'''
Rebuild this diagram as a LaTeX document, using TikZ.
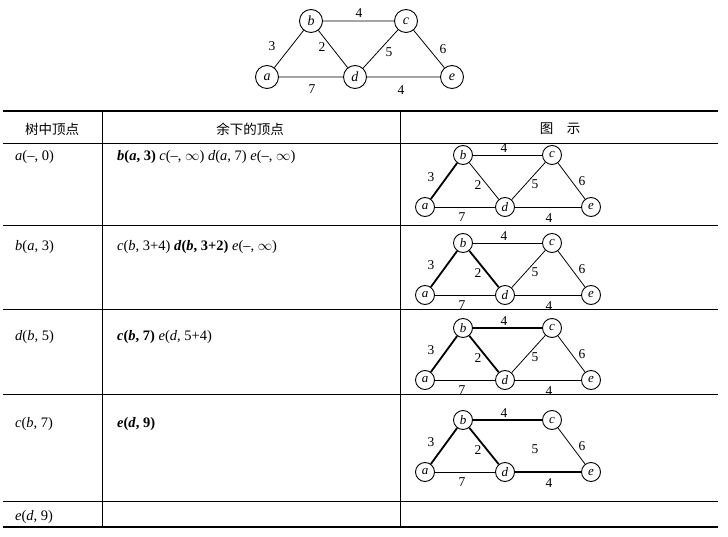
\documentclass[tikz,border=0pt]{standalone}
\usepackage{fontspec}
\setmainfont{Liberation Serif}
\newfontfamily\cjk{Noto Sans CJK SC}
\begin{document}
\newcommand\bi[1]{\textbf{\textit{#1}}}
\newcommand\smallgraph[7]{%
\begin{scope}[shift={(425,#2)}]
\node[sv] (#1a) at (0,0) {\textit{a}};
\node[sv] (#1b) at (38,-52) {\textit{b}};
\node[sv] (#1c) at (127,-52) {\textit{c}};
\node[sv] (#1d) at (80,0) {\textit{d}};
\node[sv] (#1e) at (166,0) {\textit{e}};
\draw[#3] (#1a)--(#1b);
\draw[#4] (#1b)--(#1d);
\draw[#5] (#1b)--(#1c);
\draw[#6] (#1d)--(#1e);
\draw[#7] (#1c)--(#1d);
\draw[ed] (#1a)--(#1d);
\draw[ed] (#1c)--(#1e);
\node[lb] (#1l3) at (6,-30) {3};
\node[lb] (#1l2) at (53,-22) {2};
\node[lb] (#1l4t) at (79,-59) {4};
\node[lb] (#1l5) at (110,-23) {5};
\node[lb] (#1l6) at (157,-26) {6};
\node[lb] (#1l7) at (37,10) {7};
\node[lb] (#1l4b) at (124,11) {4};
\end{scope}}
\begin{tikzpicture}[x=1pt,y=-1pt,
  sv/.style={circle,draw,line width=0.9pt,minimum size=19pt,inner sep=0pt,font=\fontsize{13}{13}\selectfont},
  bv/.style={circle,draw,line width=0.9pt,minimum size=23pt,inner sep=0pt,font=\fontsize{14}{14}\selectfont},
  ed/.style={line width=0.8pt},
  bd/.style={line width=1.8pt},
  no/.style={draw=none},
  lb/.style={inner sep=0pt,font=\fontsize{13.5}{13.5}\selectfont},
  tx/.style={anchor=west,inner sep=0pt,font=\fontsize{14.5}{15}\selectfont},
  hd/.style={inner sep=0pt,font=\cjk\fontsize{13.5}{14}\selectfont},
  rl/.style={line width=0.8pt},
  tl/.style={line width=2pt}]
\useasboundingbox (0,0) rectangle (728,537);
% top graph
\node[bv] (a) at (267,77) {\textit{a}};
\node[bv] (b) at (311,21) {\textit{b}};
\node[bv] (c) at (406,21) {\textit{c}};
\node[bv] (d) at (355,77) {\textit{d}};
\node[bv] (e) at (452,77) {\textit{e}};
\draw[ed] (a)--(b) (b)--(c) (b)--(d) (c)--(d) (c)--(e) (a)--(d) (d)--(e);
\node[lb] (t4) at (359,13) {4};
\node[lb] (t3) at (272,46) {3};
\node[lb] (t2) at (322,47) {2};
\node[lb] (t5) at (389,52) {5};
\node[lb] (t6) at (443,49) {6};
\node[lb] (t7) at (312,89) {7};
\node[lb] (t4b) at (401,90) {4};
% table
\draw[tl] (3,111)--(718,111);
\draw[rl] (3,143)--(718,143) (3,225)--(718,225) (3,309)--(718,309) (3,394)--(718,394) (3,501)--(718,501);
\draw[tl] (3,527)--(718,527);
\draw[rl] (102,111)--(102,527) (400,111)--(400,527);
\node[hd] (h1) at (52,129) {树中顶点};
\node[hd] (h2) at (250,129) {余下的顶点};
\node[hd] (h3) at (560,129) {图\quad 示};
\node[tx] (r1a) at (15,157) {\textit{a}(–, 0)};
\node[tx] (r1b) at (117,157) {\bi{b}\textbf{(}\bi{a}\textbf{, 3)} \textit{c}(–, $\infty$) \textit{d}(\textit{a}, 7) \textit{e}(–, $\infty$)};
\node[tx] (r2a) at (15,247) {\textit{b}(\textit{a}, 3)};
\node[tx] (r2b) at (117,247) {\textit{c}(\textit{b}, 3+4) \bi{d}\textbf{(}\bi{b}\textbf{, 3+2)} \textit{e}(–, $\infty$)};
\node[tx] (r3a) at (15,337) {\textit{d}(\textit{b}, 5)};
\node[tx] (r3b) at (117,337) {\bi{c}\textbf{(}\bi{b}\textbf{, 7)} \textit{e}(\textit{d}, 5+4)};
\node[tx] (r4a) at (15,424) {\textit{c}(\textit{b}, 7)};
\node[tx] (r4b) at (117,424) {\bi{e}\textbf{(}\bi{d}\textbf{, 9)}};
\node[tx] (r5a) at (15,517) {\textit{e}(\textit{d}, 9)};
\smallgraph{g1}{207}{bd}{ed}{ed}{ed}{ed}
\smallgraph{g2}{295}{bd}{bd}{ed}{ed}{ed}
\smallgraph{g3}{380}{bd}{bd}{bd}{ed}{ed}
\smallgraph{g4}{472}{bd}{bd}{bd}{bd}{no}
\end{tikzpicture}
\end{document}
'''
'''
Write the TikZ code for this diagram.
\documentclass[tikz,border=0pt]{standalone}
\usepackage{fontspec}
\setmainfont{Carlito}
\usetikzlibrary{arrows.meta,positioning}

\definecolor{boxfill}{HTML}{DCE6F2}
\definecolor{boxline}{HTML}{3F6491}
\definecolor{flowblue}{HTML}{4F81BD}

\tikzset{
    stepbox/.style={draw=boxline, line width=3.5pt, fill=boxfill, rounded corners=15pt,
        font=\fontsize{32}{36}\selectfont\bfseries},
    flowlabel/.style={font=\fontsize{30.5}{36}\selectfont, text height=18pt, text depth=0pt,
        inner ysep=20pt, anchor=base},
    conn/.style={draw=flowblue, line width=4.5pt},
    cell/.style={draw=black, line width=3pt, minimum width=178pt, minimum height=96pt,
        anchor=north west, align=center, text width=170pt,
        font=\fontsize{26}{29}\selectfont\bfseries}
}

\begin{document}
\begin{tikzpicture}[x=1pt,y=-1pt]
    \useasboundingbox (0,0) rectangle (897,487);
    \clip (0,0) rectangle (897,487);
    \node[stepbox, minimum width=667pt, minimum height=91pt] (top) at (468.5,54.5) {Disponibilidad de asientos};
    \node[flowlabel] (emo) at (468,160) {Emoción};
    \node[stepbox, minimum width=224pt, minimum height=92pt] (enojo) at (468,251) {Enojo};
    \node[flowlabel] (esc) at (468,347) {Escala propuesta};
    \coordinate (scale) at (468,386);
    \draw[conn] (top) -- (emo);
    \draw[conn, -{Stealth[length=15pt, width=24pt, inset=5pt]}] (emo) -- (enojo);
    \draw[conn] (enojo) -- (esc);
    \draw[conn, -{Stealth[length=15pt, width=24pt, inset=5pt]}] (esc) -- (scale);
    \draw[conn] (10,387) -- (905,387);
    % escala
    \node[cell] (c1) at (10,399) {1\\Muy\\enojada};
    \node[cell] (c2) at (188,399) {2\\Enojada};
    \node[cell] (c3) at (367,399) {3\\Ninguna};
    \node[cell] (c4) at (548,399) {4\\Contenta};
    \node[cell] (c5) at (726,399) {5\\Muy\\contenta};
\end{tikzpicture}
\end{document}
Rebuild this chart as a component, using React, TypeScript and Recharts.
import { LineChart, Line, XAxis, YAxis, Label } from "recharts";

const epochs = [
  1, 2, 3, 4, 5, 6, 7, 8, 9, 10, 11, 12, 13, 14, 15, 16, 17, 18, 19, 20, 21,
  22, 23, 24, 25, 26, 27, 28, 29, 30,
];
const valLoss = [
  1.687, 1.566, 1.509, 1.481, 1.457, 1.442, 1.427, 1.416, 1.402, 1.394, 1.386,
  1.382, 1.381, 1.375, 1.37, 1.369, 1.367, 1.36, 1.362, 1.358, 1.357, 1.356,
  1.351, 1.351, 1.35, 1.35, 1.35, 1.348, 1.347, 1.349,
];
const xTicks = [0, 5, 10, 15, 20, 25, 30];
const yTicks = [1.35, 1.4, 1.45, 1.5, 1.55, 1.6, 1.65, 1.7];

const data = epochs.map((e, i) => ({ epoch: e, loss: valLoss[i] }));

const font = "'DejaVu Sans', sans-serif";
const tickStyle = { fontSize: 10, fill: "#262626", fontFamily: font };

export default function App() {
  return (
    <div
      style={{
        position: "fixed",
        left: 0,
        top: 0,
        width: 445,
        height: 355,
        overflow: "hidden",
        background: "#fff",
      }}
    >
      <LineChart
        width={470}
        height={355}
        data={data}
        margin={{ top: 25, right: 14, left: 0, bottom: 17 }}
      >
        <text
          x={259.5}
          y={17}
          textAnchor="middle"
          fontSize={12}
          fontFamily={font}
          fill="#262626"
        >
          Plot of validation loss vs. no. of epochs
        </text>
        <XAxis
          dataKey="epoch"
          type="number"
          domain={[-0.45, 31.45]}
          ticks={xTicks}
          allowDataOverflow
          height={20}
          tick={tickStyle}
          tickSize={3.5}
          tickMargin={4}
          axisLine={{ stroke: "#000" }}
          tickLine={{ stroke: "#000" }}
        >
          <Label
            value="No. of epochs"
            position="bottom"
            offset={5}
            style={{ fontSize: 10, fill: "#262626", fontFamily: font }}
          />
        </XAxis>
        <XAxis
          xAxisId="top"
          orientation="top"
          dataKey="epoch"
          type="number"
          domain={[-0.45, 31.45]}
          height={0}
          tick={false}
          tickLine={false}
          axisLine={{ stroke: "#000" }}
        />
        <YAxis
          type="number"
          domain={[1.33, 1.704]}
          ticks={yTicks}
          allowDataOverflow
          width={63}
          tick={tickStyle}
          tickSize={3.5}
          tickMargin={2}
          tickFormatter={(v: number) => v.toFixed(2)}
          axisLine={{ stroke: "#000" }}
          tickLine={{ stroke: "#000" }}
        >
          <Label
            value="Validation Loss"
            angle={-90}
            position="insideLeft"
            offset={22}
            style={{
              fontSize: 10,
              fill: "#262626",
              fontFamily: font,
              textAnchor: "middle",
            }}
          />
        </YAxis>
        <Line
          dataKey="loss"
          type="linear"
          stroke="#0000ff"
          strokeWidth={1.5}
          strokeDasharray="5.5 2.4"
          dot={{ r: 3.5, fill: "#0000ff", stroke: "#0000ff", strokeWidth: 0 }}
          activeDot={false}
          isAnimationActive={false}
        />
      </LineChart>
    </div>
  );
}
'''
Task instructions ▸ Which lines of the material contain the string "diagram"? List each of them.

Reply to the exercise ▸
Rebuild this diagram as a LaTeX document, using TikZ.
Write the TikZ code for this diagram.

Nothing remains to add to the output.